Requirement: Set the listing down again in full, word for word, with the pictures left out.

+ + +

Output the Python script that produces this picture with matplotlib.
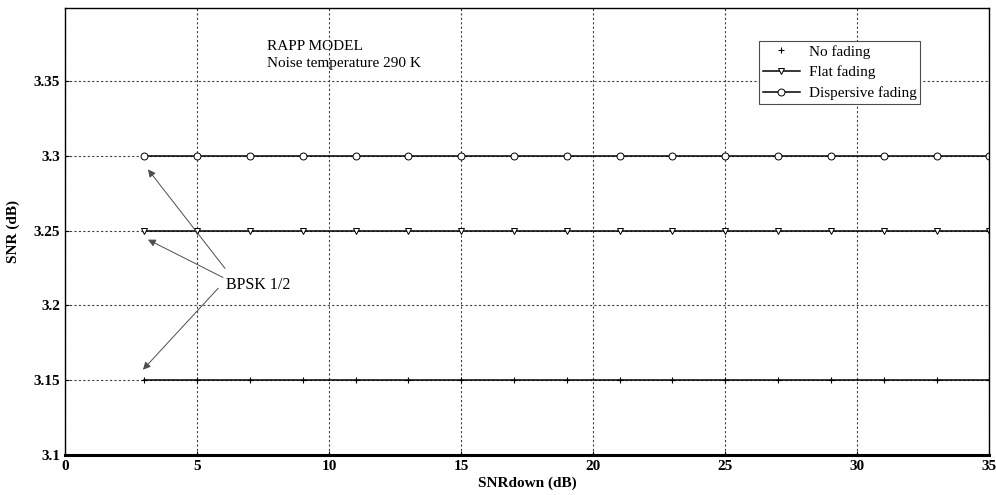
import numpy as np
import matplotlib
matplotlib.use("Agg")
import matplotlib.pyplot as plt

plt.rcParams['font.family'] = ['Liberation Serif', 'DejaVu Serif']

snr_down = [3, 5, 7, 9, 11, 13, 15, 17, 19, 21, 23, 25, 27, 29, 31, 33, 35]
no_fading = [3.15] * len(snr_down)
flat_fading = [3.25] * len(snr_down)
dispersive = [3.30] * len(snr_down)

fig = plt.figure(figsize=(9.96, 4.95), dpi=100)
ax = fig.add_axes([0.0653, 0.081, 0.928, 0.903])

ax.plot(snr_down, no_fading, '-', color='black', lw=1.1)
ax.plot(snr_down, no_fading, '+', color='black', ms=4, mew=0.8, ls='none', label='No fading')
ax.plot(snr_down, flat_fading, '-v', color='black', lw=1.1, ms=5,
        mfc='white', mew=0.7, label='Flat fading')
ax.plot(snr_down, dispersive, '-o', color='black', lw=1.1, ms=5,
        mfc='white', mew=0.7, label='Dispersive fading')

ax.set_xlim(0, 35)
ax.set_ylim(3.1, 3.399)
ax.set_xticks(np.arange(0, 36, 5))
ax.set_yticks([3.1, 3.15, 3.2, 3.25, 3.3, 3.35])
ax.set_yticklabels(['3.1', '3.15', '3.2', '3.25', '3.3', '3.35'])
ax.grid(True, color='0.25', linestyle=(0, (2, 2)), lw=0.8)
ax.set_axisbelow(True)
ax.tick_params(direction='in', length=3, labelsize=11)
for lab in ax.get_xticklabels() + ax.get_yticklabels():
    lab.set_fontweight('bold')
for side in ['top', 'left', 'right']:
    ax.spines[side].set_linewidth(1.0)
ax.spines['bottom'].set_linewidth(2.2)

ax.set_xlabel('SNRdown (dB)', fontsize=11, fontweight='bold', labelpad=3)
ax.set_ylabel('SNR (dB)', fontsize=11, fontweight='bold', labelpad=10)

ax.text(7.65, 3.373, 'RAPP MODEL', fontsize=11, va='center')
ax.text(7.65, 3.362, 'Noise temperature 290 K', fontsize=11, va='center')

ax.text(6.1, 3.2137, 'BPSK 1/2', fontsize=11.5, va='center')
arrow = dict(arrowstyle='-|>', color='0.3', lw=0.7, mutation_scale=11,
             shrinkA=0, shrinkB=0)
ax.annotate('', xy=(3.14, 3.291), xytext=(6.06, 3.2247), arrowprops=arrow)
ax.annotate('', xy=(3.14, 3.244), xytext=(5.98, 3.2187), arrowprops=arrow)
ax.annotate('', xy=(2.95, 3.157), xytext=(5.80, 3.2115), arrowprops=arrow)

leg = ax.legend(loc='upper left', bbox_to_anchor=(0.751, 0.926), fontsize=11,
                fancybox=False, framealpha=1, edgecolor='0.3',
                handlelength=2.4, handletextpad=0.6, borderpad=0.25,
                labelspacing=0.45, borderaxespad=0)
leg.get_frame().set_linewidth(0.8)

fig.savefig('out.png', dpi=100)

+ + +

Written response:
Output the Python script that produces this picture with matplotlib.
import numpy as np
import matplotlib
matplotlib.use("Agg")
import matplotlib.pyplot as plt

plt.rcParams['font.family'] = ['Liberation Serif', 'DejaVu Serif']

snr_down = [3, 5, 7, 9, 11, 13, 15, 17, 19, 21, 23, 25, 27, 29, 31, 33, 35]
no_fading = [3.15] * len(snr_down)
flat_fading = [3.25] * len(snr_down)
dispersive = [3.30] * len(snr_down)

fig = plt.figure(figsize=(9.96, 4.95), dpi=100)
ax = fig.add_axes([0.0653, 0.081, 0.928, 0.903])

ax.plot(snr_down, no_fading, '-', color='black', lw=1.1)
ax.plot(snr_down, no_fading, '+', color='black', ms=4, mew=0.8, ls='none', label='No fading')
ax.plot(snr_down, flat_fading, '-v', color='black', lw=1.1, ms=5,
        mfc='white', mew=0.7, label='Flat fading')
ax.plot(snr_down, dispersive, '-o', color='black', lw=1.1, ms=5,
        mfc='white', mew=0.7, label='Dispersive fading')

ax.set_xlim(0, 35)
ax.set_ylim(3.1, 3.399)
ax.set_xticks(np.arange(0, 36, 5))
ax.set_yticks([3.1, 3.15, 3.2, 3.25, 3.3, 3.35])
ax.set_yticklabels(['3.1', '3.15', '3.2', '3.25', '3.3', '3.35'])
ax.grid(True, color='0.25', linestyle=(0, (2, 2)), lw=0.8)
ax.set_axisbelow(True)
ax.tick_params(direction='in', length=3, labelsize=11)
for lab in ax.get_xticklabels() + ax.get_yticklabels():
    lab.set_fontweight('bold')
for side in ['top', 'left', 'right']:
    ax.spines[side].set_linewidth(1.0)
ax.spines['bottom'].set_linewidth(2.2)

ax.set_xlabel('SNRdown (dB)', fontsize=11, fontweight='bold', labelpad=3)
ax.set_ylabel('SNR (dB)', fontsize=11, fontweight='bold', labelpad=10)

ax.text(7.65, 3.373, 'RAPP MODEL', fontsize=11, va='center')
ax.text(7.65, 3.362, 'Noise temperature 290 K', fontsize=11, va='center')

ax.text(6.1, 3.2137, 'BPSK 1/2', fontsize=11.5, va='center')
arrow = dict(arrowstyle='-|>', color='0.3', lw=0.7, mutation_scale=11,
             shrinkA=0, shrinkB=0)
ax.annotate('', xy=(3.14, 3.291), xytext=(6.06, 3.2247), arrowprops=arrow)
ax.annotate('', xy=(3.14, 3.244), xytext=(5.98, 3.2187), arrowprops=arrow)
ax.annotate('', xy=(2.95, 3.157), xytext=(5.80, 3.2115), arrowprops=arrow)

leg = ax.legend(loc='upper left', bbox_to_anchor=(0.751, 0.926), fontsize=11,
                fancybox=False, framealpha=1, edgecolor='0.3',
                handlelength=2.4, handletextpad=0.6, borderpad=0.25,
                labelspacing=0.45, borderaxespad=0)
leg.get_frame().set_linewidth(0.8)

fig.savefig('out.png', dpi=100)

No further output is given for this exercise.